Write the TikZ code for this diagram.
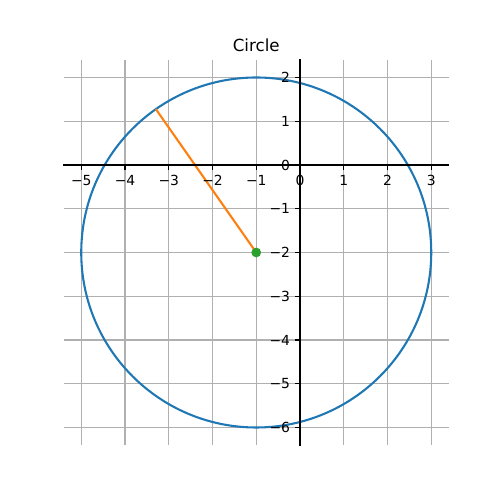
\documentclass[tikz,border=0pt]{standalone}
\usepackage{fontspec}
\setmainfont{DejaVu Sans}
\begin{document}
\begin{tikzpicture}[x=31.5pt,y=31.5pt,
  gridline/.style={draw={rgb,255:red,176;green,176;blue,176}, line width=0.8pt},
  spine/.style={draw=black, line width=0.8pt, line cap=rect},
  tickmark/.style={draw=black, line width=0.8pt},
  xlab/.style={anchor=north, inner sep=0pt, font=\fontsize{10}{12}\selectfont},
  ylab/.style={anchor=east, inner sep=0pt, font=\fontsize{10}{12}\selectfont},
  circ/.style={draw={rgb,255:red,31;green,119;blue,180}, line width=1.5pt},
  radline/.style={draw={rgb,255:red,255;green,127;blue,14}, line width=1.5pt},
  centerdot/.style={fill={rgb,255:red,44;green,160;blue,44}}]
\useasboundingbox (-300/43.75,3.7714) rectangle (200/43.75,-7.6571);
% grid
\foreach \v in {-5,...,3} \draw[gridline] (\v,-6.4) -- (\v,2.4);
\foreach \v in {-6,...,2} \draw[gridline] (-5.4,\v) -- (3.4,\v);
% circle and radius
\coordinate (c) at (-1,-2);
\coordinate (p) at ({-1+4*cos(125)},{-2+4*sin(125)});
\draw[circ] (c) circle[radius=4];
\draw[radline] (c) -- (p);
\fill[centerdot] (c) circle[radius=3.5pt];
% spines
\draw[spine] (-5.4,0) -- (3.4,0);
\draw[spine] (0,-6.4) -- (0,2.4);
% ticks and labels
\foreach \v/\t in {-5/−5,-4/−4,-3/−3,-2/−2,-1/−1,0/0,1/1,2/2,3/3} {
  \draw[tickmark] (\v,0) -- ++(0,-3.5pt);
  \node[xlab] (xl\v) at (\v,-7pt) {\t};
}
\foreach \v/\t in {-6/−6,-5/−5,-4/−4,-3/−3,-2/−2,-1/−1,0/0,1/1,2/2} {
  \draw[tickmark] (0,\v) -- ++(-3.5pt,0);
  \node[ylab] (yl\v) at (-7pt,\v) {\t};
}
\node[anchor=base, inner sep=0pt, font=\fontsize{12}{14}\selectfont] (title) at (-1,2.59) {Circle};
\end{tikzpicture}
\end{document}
:::
## Task instructions
Leave out all pictures, then copy the remaining material exactly.

## Exercise response
Write the TikZ code for this diagram.
\documentclass[tikz,border=0pt]{standalone}
\usepackage{fontspec}
\setmainfont{DejaVu Sans}
\begin{document}
\begin{tikzpicture}[x=31.5pt,y=31.5pt,
  gridline/.style={draw={rgb,255:red,176;green,176;blue,176}, line width=0.8pt},
  spine/.style={draw=black, line width=0.8pt, line cap=rect},
  tickmark/.style={draw=black, line width=0.8pt},
  xlab/.style={anchor=north, inner sep=0pt, font=\fontsize{10}{12}\selectfont},
  ylab/.style={anchor=east, inner sep=0pt, font=\fontsize{10}{12}\selectfont},
  circ/.style={draw={rgb,255:red,31;green,119;blue,180}, line width=1.5pt},
  radline/.style={draw={rgb,255:red,255;green,127;blue,14}, line width=1.5pt},
  centerdot/.style={fill={rgb,255:red,44;green,160;blue,44}}]
\useasboundingbox (-300/43.75,3.7714) rectangle (200/43.75,-7.6571);
% grid
\foreach \v in {-5,...,3} \draw[gridline] (\v,-6.4) -- (\v,2.4);
\foreach \v in {-6,...,2} \draw[gridline] (-5.4,\v) -- (3.4,\v);
% circle and radius
\coordinate (c) at (-1,-2);
\coordinate (p) at ({-1+4*cos(125)},{-2+4*sin(125)});
\draw[circ] (c) circle[radius=4];
\draw[radline] (c) -- (p);
\fill[centerdot] (c) circle[radius=3.5pt];
% spines
\draw[spine] (-5.4,0) -- (3.4,0);
\draw[spine] (0,-6.4) -- (0,2.4);
% ticks and labels
\foreach \v/\t in {-5/−5,-4/−4,-3/−3,-2/−2,-1/−1,0/0,1/1,2/2,3/3} {
  \draw[tickmark] (\v,0) -- ++(0,-3.5pt);
  \node[xlab] (xl\v) at (\v,-7pt) {\t};
}
\foreach \v/\t in {-6/−6,-5/−5,-4/−4,-3/−3,-2/−2,-1/−1,0/0,1/1,2/2} {
  \draw[tickmark] (0,\v) -- ++(-3.5pt,0);
  \node[ylab] (yl\v) at (-7pt,\v) {\t};
}
\node[anchor=base, inner sep=0pt, font=\fontsize{12}{14}\selectfont] (title) at (-1,2.59) {Circle};
\end{tikzpicture}
\end{document}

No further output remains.